There are several stumbling blocks to the fracking proposals. Some imply that the drilling of wells would have to be strung out over many years into the future.

There are simply not the drilling rigs in the UK at the moment to embark on a massive drilling programme. There is not the infrastructure, for example a huge number of new pipelines would need to be built, plus compressor stations, to handle the number of wells and pads envisaged. Even to properly explore and to provide new data to inspire investor confidence will require a number of wells – maybe 10 to 20 – running test production for a year or more.

So if the drilling of serious production wells won’t start for some time, and will be spread out over decades, it is clear there will be no major impact during this period on Britain’s self-sufficiency in gas. Further that we will be extending the life of wells beyond what we would expect as the lifetime of gas-burning power stations in order to satisfy our climate change commitment.

Another issue is water. It is said the fracking of each well may take 4 to 8 UK million gallons. If we assume that in the UK horizontals will have to be longer than normal in the US we can expect water use to be on the higher rather than the lower side of the estimate. Cuadrilla told the Energy and Climate Change Committee 1,000 cu m (200,000 gallons) for drilling and 12,000 cu m (2.6 million gallons) pre frack, if you prefer to believe Cuadrilla. Nick Grealy in separate evidence suggested 3 million. I will use the lower independent estimate of 4 million gallons. Each well can be fracked more than once in its lifetime to try and boost falling production rates, but there is no guide to how frequently this might happen in the UK.

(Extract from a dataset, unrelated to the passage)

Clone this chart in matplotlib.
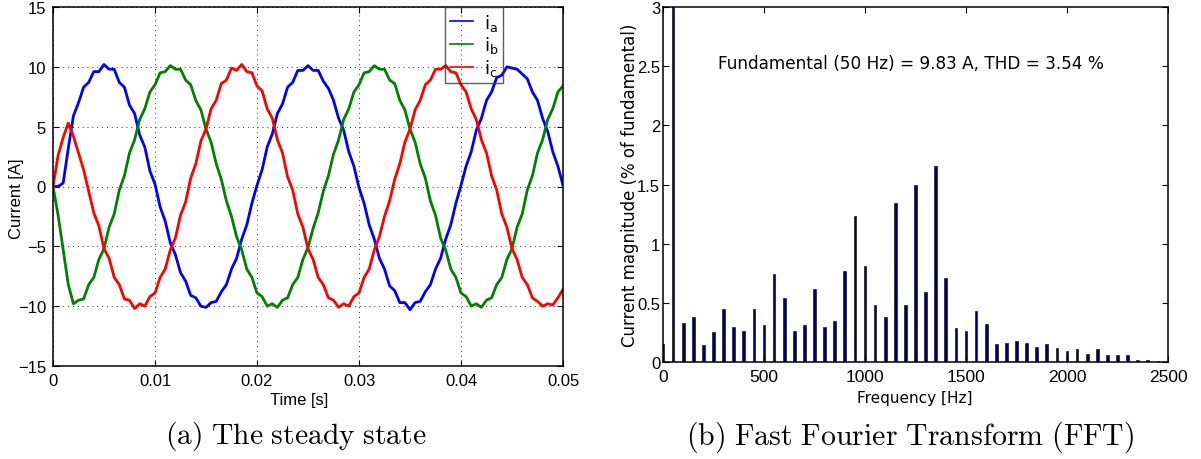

That makes the usage for 3,600 wells including drilling and fracking once 14.4 billion gallons. Bearing in mind that Cuadrilla’s patch is only a fraction of the UK area now under consideration for fracking this is a serious consideration when scaled up. If we take “virtual water” into account, ie water use abroad that is used to provide our imported goods, the UK, only 38% of the UK’s water use comes from its own resources. For the sake of false energy security we are risking our water security into an uncertain future where climate change may mean that particularly poor agricultural areas of the world with more serious water problems than ourselves can no longer be relied upon to supply us with food or other products.

Large volumes of water used for fracking mean large volumes of waste returned water. And there are no plans to adequately deal with the liquid waste of fracking at the levels expected by a production phase. Water use and waste fracking fluid are only the first of the environmental considerations.